I’ve begun to decline the majority of invitations that I receive. It’s nothing personal. I’m just tired of hanging out in casinos for hours at a time, without any sense of purpose. Most nights, I’d much rather spend my free time at home — getting into political fights with complete strangers on Facebook — rather than sitting in a sportsbook, which all seems so pointless, especially when the shitty team you bet on like the Los Angeles Lakers can’t even cover the pointspread even though they’re playing against the worst team in the NBA that just lost and is in the second game of a back-to-back situation and you found a -9 when every other sportbook in town had it at -10. And, don’t even get me started on the prospect of grazing up and down The Strip like I’m stuck in the middle of a cattle drive or wading through mall crowds to go see a $140 show.
Screw that, man!
Welcome to fabulous Las Vegas. Sorry, but I’ve got a headache. Have fun. You’re on your own.
Here are ten unspoken secrets that most Las Vegas residents want to say to our dear friends and relatives who come here to visit:
 Give us plenty of notice when you’re coming. Chances are, you planned your Las Vegas vacation several weeks ago, or even months in advance. Well, we have lives, too. If you really want to get together, give us as much notice as possible that you’re coming. I can’t count all the occasions I got text message asking me if I want to get together that same night, and look down and see the message was sent at 3:30 pm. We can’t drop everything on two hours notice. It doesn’t work that way. Warn us please, so we can try and be out of town ourselves.
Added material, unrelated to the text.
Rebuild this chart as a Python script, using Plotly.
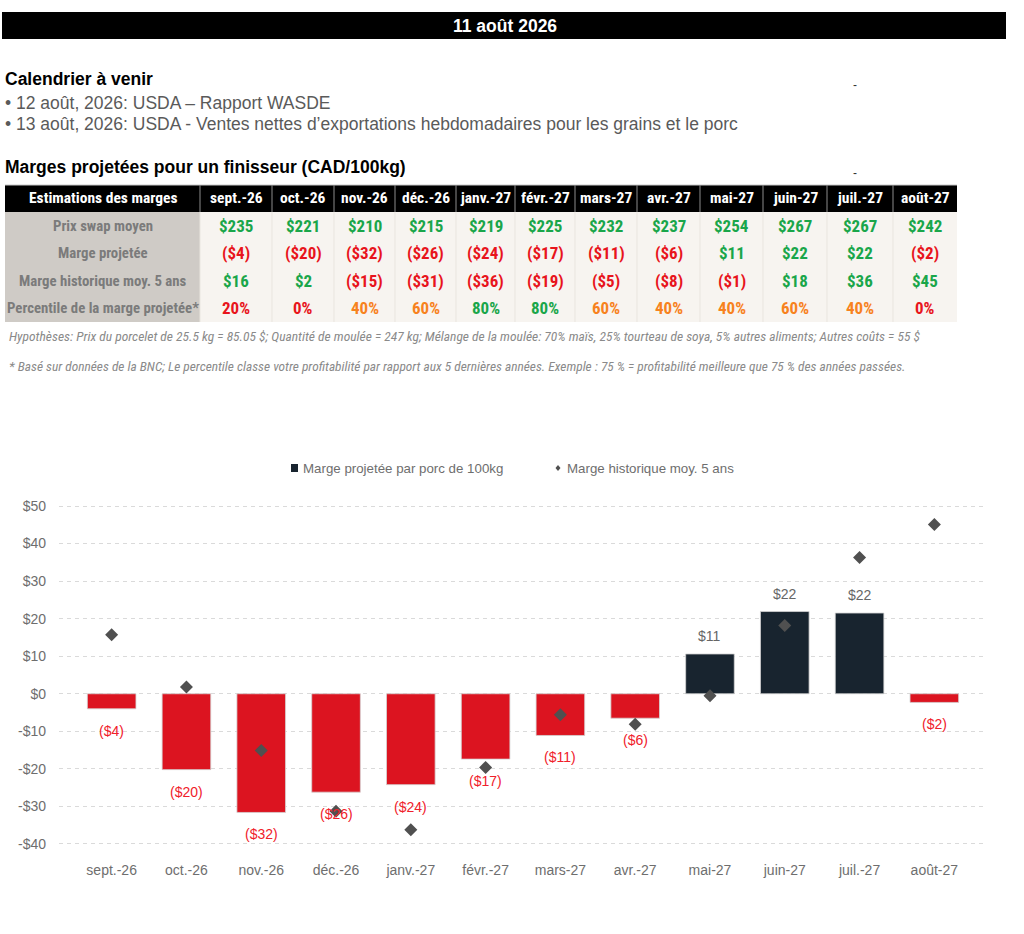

 Unless it’s an emergency, we won’t go to The Strip! I realize the main reason 40 million people come to Las Vegas annually is to hang out at fancy casinos and blow tons of money for free drinks. Flying here and then not going to The Strip would be like taking a trip to Egypt and then skipping the Pyramids. But hey, you can even see a pyramid here — it’s called Luxor. Thing is, most locals over the age of 30 don’t go to The Strip — ever. Crowds, high costs, paid parking, terrible odds on machines, we don’t want to go there.
 Most of us can’t afford $200 dinners every night. We know you saw a celeb chef on TV want to try out their new place. Reality is, that’s just a branding exercise. A facade. Famous people get paid lots of money to stamp their names on the sign in front, because, for some inexplicable reason, lots of gullible people want to eat in a place with a famous person’s name on the sign. Again, have fun! We’ll stick to our favorite locals’ spot, park for free, get better service, and save about 40 percent on the bill. Oh, and tap, not sparkling.
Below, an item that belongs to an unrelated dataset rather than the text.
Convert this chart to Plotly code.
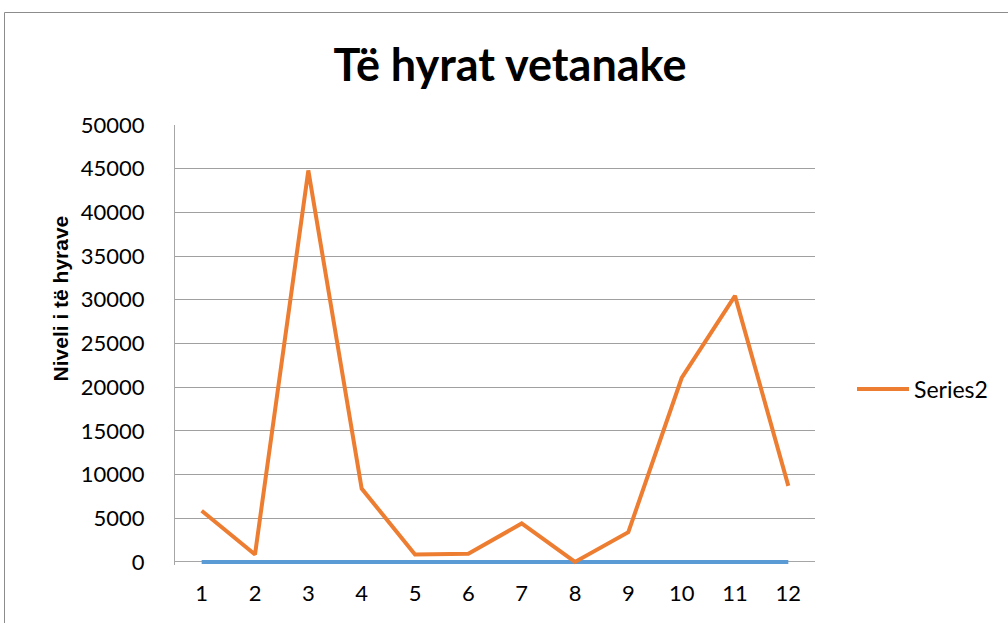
import plotly.graph_objects as go

categories = [str(i) for i in range(1, 13)]
series1 = [0] * 12
series2 = [5850, 850, 44800, 8400, 850, 950, 4400, 0, 3400, 21050, 30450, 8700]
y_ticks = list(range(0, 50001, 5000))

L, R, T, B = 175, 815, 125, 562
W, H = 1008, 623
Y_PAD = 350  # small room below zero so the thick zero line is not clipped
pad_px = (B - T) * Y_PAD / 50000

def px(xp):
    return (xp - L) / (R - L)

def py(yp):
    return (B + pad_px - yp) / (B + pad_px - T)

fig = go.Figure()
fig.add_trace(go.Scatter(x=categories, y=series1, mode="lines", name="Series1",
                         line=dict(color="#5B9BD5", width=4), showlegend=False))
fig.add_trace(go.Scatter(x=categories, y=series2, mode="lines", name="Series2",
                         line=dict(color="#ED7D31", width=4)))

fig.update_layout(
    width=W, height=H,
    margin=dict(l=L, r=W - R, t=T, b=H - B - pad_px),
    paper_bgcolor="white", plot_bgcolor="white",
    font=dict(family="Lato", color="#000"),
    title=dict(text="<b>Të hyrat vetanake</b>", x=510 / W, xanchor="center",
               y=1 - 65 / H, yanchor="middle", font=dict(size=45, family="Lato", color="#000")),
    showlegend=True,
    legend=dict(x=px(852), xanchor="left", y=py(389), yanchor="middle",
                font=dict(size=23, family="Lato", color="#000"), bgcolor="rgba(0,0,0,0)",
                itemwidth=52),
    xaxis=dict(type="category", range=[-0.5, 11.5], showgrid=False,
               showline=False, ticks="", tickfont=dict(size=22, family="Lato", color="#000"),
               ticklabelstandoff=13, zeroline=False),
    yaxis=dict(range=[-Y_PAD, 50000], tickvals=y_ticks, ticktext=[str(v) for v in y_ticks],
               showgrid=True, gridcolor="#a0a0a0", gridwidth=1,
               showline=True, linecolor="#a6a6a6", linewidth=1,
               zeroline=True, zerolinecolor="#a6a6a6", zerolinewidth=1,
               ticks="", tickfont=dict(size=22, family="Lato", color="#000"),
               ticklabelstandoff=25),
    annotations=[dict(text="<b>Niveli i të hyrave</b>", textangle=-90, xref="paper", yref="paper",
                      x=px(60), y=py(298.5), xanchor="center", yanchor="middle", showarrow=False,
                      font=dict(size=21, family="Liberation Sans", color="#000"))],
    shapes=[dict(type="rect", xref="paper", yref="paper",
                 x0=px(4.5), x1=px(1012), y0=py(12.5), y1=py(630),
                 line=dict(color="#8c8c8c", width=1), fillcolor="rgba(0,0,0,0)", layer="below")],
)

fig.write_html("out.html", config={"displayModeBar": False},
               post_script="document.body.style.margin='0';document.body.style.overflow='hidden';")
 We don’t have connections to grease you with free show tickets. Sorry, but we can’t pick up the phone, call Alfonse at the Copa Room, and have two front row tickets waiting for you and a special guest at Will Call. That archaic system ended about the time the Rat Pack died. But, here’s what we can do: Direct you to a great website where you can book your own show tickets! Oh, joy! One notable exception is something really cool called Half Price Show Tickets, which is a kiosk storefront on The Strip. Same day, last-minute show tickets are deeply discounted. Go there, so long as you don’t mind seeing a D-grade show like a juggler or “comedian” at 2 in the afternoon with a two-drink minimum. If you want tickets to any of the big headliners, it’s best to reserve well in advance.
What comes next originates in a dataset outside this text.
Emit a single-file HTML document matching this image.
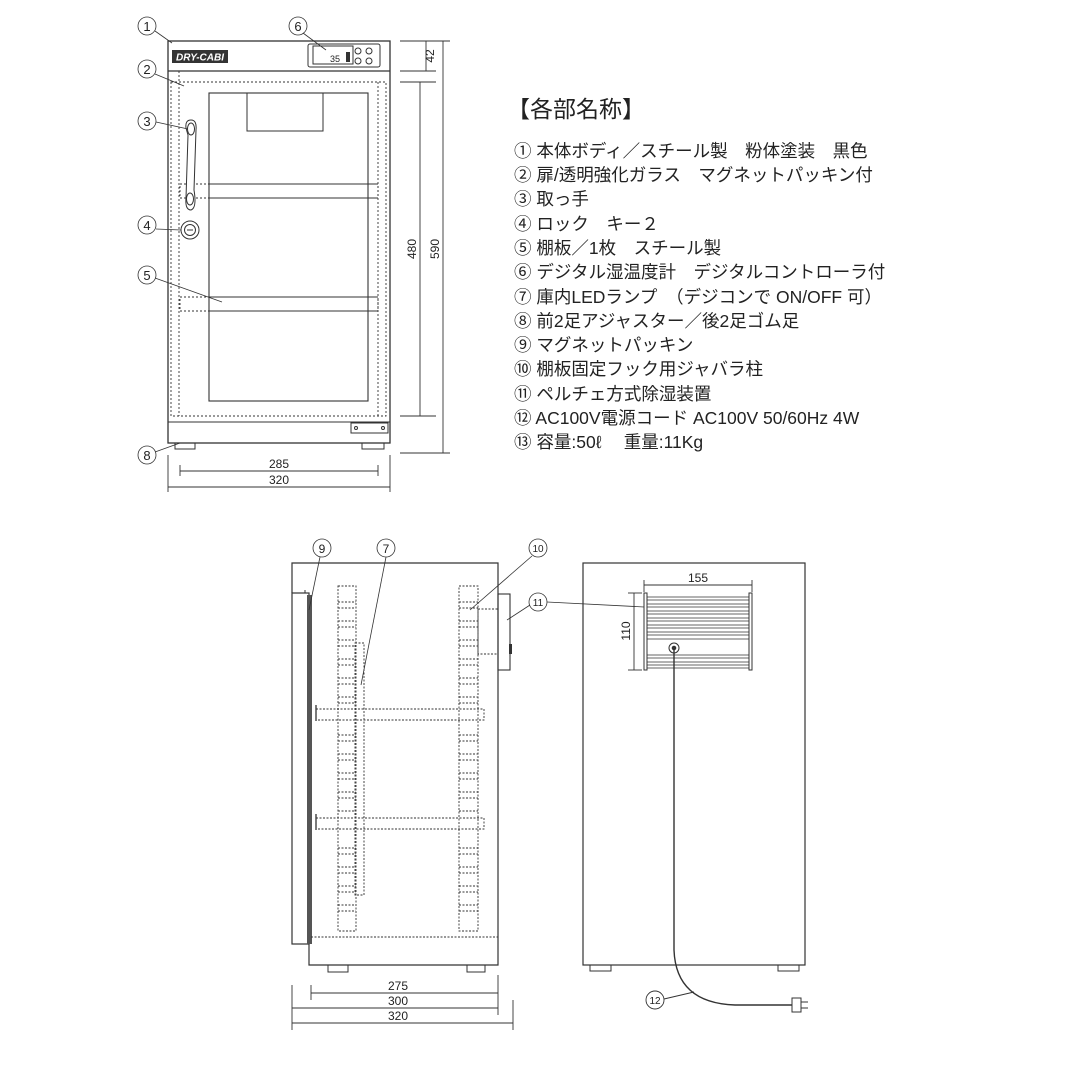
<!DOCTYPE html>
<html><head><meta charset="utf-8"><style>
html,body{margin:0;padding:0;background:#fff}
svg{display:block}
.t{font-family:"Liberation Sans","Noto Sans CJK JP",sans-serif;fill:#222}
</style></head><body>
<svg width="1072" height="1072" viewBox="0 0 1072 1072" xmlns="http://www.w3.org/2000/svg" stroke="#333" fill="none" stroke-width="1">
<!-- FRONT VIEW -->
<rect x="168" y="41" width="222" height="402" stroke-width="1.3"/>
<line x1="168" y1="71" x2="390" y2="71" stroke-width="1.3"/>
<line x1="168" y1="422" x2="390" y2="422"/>
<rect x="172" y="50" width="56" height="13" fill="#333" stroke="none"/>
<text x="200" y="60.5" class="t" font-size="10" font-style="italic" font-weight="bold" text-anchor="middle" style="fill:#fff" stroke="none">DRY-CABI</text>
<rect x="308" y="44" width="72" height="23" rx="2"/>
<rect x="313" y="46" width="40" height="18"/>
<text x="330" y="62" class="t" font-size="9" stroke="none">35</text>
<rect x="346" y="52" width="4" height="10" fill="#333" stroke="none"/>
<circle cx="358" cy="51" r="3"/><circle cx="369" cy="51" r="3"/>
<circle cx="358" cy="61" r="3"/><circle cx="369" cy="61" r="3"/>
<g stroke-dasharray="2,2" stroke-width="0.9">
<rect x="171" y="82" width="215" height="334"/>
<line x1="179" y1="71" x2="179" y2="416"/>
<line x1="378" y1="82" x2="378" y2="416"/>
<rect x="180" y="184" width="198" height="14"/>
<rect x="180" y="297" width="198" height="14"/>
</g>
<rect x="209" y="93" width="159" height="308" stroke-width="1.1"/>
<rect x="247" y="93" width="76" height="38"/>
<line x1="209" y1="184" x2="378" y2="184"/>
<line x1="209" y1="198" x2="378" y2="198"/>
<line x1="209" y1="297" x2="378" y2="297"/>
<line x1="209" y1="311" x2="378" y2="311"/>
<path d="M186 128 Q185 120 191 120 Q197 120 196 130 L194 190 Q197 208 191 210 Q185 210 186 198 L188 135 Z" fill="#fff"/>
<ellipse cx="191" cy="129" rx="3.5" ry="6"/><ellipse cx="190" cy="199" rx="3.5" ry="6"/>
<circle cx="190" cy="230" r="9"/><circle cx="190" cy="230" r="5.5"/>
<line x1="187" y1="230" x2="193" y2="230"/>
<rect x="351" y="423" width="37" height="10"/>
<circle cx="356" cy="428" r="1.5"/><circle cx="383" cy="428" r="1.5"/>
<rect x="175" y="443" width="20" height="6"/>
<rect x="362" y="443" width="22" height="6"/>
<!-- front dims -->
<g stroke-width="0.9">
<line x1="400" y1="41" x2="450" y2="41"/><line x1="400" y1="71" x2="436" y2="71"/>
<line x1="400" y1="82" x2="436" y2="82"/><line x1="400" y1="416" x2="436" y2="416"/>
<line x1="400" y1="453" x2="450" y2="453"/>
<line x1="426" y1="41" x2="426" y2="71"/>
<line x1="420" y1="82" x2="420" y2="416"/>
<line x1="443" y1="41" x2="443" y2="453"/>
<line x1="168" y1="455" x2="168" y2="492"/><line x1="390" y1="455" x2="390" y2="492"/>
<line x1="180" y1="465" x2="180" y2="476"/><line x1="378" y1="465" x2="378" y2="476"/>
<line x1="180" y1="471" x2="378" y2="471"/>
<line x1="168" y1="487" x2="390" y2="487"/>
</g>
<g class="t" stroke="none" font-size="12">
<text x="279" y="468" text-anchor="middle">285</text>
<text x="279" y="484" text-anchor="middle">320</text>
<text transform="translate(434,56) rotate(-90)" text-anchor="middle">42</text>
<text transform="translate(416,249) rotate(-90)" text-anchor="middle">480</text>
<text transform="translate(439,249) rotate(-90)" text-anchor="middle">590</text>
</g>
<!-- front callouts -->
<g stroke-width="0.8">
<line x1="155" y1="31" x2="172" y2="43"/>
<line x1="155" y1="74" x2="184" y2="86"/>
<line x1="156" y1="122" x2="188" y2="129"/>
<line x1="156" y1="229" x2="181" y2="230"/>
<line x1="155" y1="278" x2="222" y2="302"/>
<line x1="303" y1="33" x2="326" y2="50"/>
<line x1="155" y1="452" x2="180" y2="443"/>
<circle cx="147" cy="26" r="9"/><circle cx="147" cy="69" r="9"/><circle cx="147" cy="121" r="9"/>
<circle cx="147" cy="225" r="9"/><circle cx="147" cy="275" r="9"/><circle cx="298" cy="26" r="9"/><circle cx="147" cy="455" r="9"/>
</g>
<g class="t" stroke="none" font-size="13" text-anchor="middle">
<text x="147" y="31">1</text><text x="147" y="74">2</text><text x="147" y="126">3</text>
<text x="147" y="230">4</text><text x="147" y="280">5</text><text x="298" y="31">6</text><text x="147" y="460">8</text>
</g>

<!-- TEXT -->
<g class="t" stroke="none" xml:space="preserve">
<text x="507" y="117" font-size="23">【各部名称】</text>
<g font-size="17.5">
<text x="514" y="157">① 本体ボディ／スチール製　粉体塗装　黒色</text>
<text x="514" y="181">② 扉/透明強化ガラス　マグネットパッキン付</text>
<text x="514" y="205">③ 取っ手</text>
<text x="514" y="230">④ ロック　キー２</text>
<text x="514" y="254">⑤ 棚板／1枚　スチール製</text>
<text x="514" y="278">⑥ デジタル湿温度計　デジタルコントローラ付</text>
<text x="514" y="303">⑦ 庫内LEDランプ　（デジコンで ON/OFF 可）</text>
<text x="514" y="327">⑧ 前2足アジャスター／後2足ゴム足</text>
<text x="514" y="351">⑨ マグネットパッキン</text>
<text x="514" y="375">⑩ 棚板固定フック用ジャバラ柱</text>
<text x="514" y="400">⑪ ペルチェ方式除湿装置</text>
<text x="514" y="424">⑫ AC100V電源コード   AC100V  50/60Hz   4W</text>
<text x="514" y="448">⑬ 容量:50ℓ　 重量:11Kg</text>
</g></g>

<!-- SIDE VIEW -->
<path d="M292 593 V563 H498 V965 H309 V944" stroke-width="1.2"/>
<rect x="292" y="593" width="17" height="351" stroke-width="1.2"/>
<path d="M292 593 H305 V590" />
<rect x="307" y="595" width="5" height="349" fill="#555" stroke="none"/>
<line x1="309" y1="944" x2="309" y2="965"/>
<rect x="328" y="965" width="20" height="7"/><rect x="467" y="965" width="18" height="7"/>
<rect x="498" y="594" width="12" height="76" stroke-width="1.1"/>
<rect x="509" y="644" width="3" height="10" fill="#333" stroke="none"/>
<g stroke-dasharray="2,1.5" stroke-width="0.9">
<line x1="311" y1="937" x2="498" y2="937"/>
<rect x="338" y="586" width="18" height="345"/>
<rect x="459" y="586" width="19" height="345"/>
<rect x="355" y="643" width="9" height="252"/>
<rect x="478" y="609" width="20" height="45"/>
<rect x="316" y="709" width="168" height="11"/>
<rect x="316" y="818" width="168" height="11"/>
<path d="M338 602H356M338 608H356M338 621H356M338 627H356M338 640H356M338 646H356M338 659H356M338 665H356M338 678H356M338 684H356M338 697H356M338 703H356M338 735H356M338 741H356M338 754H356M338 760H356M338 773H356M338 779H356M338 792H356M338 798H356M338 811H356M338 848H356M338 854H356M338 867H356M338 873H356M338 886H356M338 892H356M338 905H356M338 911H356"/>
<path d="M459 602H478M459 608H478M459 621H478M459 627H478M459 640H478M459 646H478M459 659H478M459 665H478M459 678H478M459 684H478M459 697H478M459 703H478M459 735H478M459 741H478M459 754H478M459 760H478M459 773H478M459 779H478M459 792H478M459 798H478M459 811H478M459 848H478M459 854H478M459 867H478M459 873H478M459 886H478M459 892H478M459 905H478M459 911H478"/>
</g>
<line x1="316" y1="705" x2="316" y2="721" stroke-width="1.3"/>
<line x1="316" y1="814" x2="316" y2="830" stroke-width="1.3"/>
<!-- side dims -->
<g stroke-width="0.9">
<line x1="292" y1="985" x2="292" y2="1030"/><line x1="498" y1="975" x2="498" y2="1015"/>
<line x1="311" y1="985" x2="311" y2="1000"/><line x1="513" y1="1000" x2="513" y2="1030"/>
<line x1="311" y1="993" x2="498" y2="993"/>
<line x1="292" y1="1008" x2="498" y2="1008"/>
<line x1="292" y1="1023" x2="513" y2="1023"/>
</g>
<g class="t" stroke="none" font-size="12" text-anchor="middle">
<text x="398" y="990">275</text><text x="398" y="1005">300</text><text x="398" y="1020">320</text>
</g>
<g stroke-width="0.8">
<line x1="320" y1="557" x2="309" y2="610"/>
<line x1="386" y1="557" x2="361" y2="685"/>
<line x1="532" y1="556" x2="470" y2="610"/>
<line x1="530" y1="605" x2="507" y2="620"/>
<line x1="547" y1="602" x2="644" y2="607"/>
<circle cx="322" cy="548" r="9"/><circle cx="386" cy="548" r="9"/>
<circle cx="538" cy="548" r="9"/><circle cx="538" cy="602" r="9"/>
</g>
<g class="t" stroke="none" font-size="12" text-anchor="middle">
<text x="322" y="553">9</text><text x="386" y="553">7</text>
<text x="538" y="552" font-size="10">10</text><text x="538" y="606" font-size="10">11</text>
</g>

<!-- BACK VIEW -->
<rect x="583" y="563" width="222" height="402" stroke-width="1.2"/>
<rect x="590" y="965" width="21" height="6"/><rect x="778" y="965" width="21" height="6"/>
<rect x="644" y="593" width="3" height="77"/><rect x="749" y="593" width="3" height="77"/>
<path d="M647 597H749M647 600H749M647 604H749M647 607H749M647 611H749M647 614H749M647 618H749M647 621H749M647 625H749M647 628H749M647 632H749M647 635H749M647 639H749M647 655H749M647 658H749M647 662H749M647 665H749M647 668H749" stroke-width="0.8"/>
<circle cx="674" cy="648" r="5"/><circle cx="674" cy="648" r="1.8" fill="#333"/>
<path d="M674 648 V950 Q676 1003 735 1005 H792" stroke-width="1.4"/>
<rect x="792" y="998" width="9" height="14" fill="#fff"/>
<path d="M801 1002H808M801 1008H808"/>
<g stroke-width="0.9">
<line x1="644" y1="580" x2="644" y2="592"/><line x1="752" y1="580" x2="752" y2="592"/>
<line x1="644" y1="585" x2="752" y2="585"/>
<line x1="628" y1="593" x2="642" y2="593"/><line x1="628" y1="670" x2="642" y2="670"/>
<line x1="634" y1="593" x2="634" y2="670"/>
<line x1="664" y1="999" x2="694" y2="992"/>
<circle cx="655" cy="1000" r="9"/>
</g>
<g class="t" stroke="none" font-size="12" text-anchor="middle">
<text x="698" y="582">155</text>
<text transform="translate(630,631) rotate(-90)">110</text>
<text x="655" y="1004" font-size="10">12</text>
</g>
</svg>
</body></html>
 Friday and Saturday night are to be avoided at all costs. Whatever we said earlier about visiting the mega-casinos — double it twice and turn it sideways when it comes to heading to The Strip on a weekend. Recently, I made the monumental mistake of meeting someone at Bally’s on a Friday evening at 8 pm and then waited 45 minutes idling in my car to get out of the parking lot. I hated my ex-friend, after that. Forget about being anywhere around City Center during a Las Vegas Golden Knights (NHL) home game. When it comes to holidays, forget-about-it. I don’t know you. I don’t want to know you.
 Don’t even think about asking me to do something on an NFL Sunday or a Monday night during football season. Unless you hit the lottery and need somebody to do some serious partying with, I’m busy.
 Don’t expect me to drop whatever I’m doing to entertain you. What do I look like, Britney Freaking Spears? What talents I possess won’t interest you. Accordingly, your time is best utilized compensating a true professional. I can’t just drop whatever I’m doing and become your personal servant. Besides, the poker game I’m likely sitting in on a typical Wednesday night is probably great and I need to play a just few more hours to try and get out of the hole.
 We aren’t forking over our casino comps for you to splurge. The $62.17 I managed to rake into my account at Stations Casino cost me $2,700 in video poker losses over four months. I worked damn hard for those comps. So, don’t expect me to blow them on you. Yeah, I love you, Mom. But use your own comp points.
 If we’re picking you up somewhere, be there, on time. Picking up a friend in front of a 5,500-room hotel isn’t like going through the drive-thru at Wendy’s. Chances are, we’ve got one shot at seeing you standing outside on the sidewalk. If you’re late or aren’t there, that means we have to go circle around ten minutes again through the taxi line. Be where you say you’ll be. On time. If there’s any doubt about making the connection, always leave 15 minutes early. That seems to make just about everyone right on time.
 Buy your own dope. Las Vegas has gotten to be a tourist destination for dope smokers. I don’t know shit about that stuff, except that lots of people appear to be happy and having lots of fun. I have nothing against marijuana or cannabis or whatever it’s called. Stay high, my friends. But I’m not becoming your personal pusher. I’ve got another reputation issues already without being labeled El Broko El Chapo.
So, what’s all this mean? Based on each of my demands, that pretty much leaves just one spot open for visitors who want to get together and hang out with me: 1:30 pm on non-holiday Tuesday afternoons at Maggiano’s Little Italy in Downtown Summerlin, but only if you’re buying (alcohol must be included).
Sound good? Then, give me a ring! I can’t wait to see you!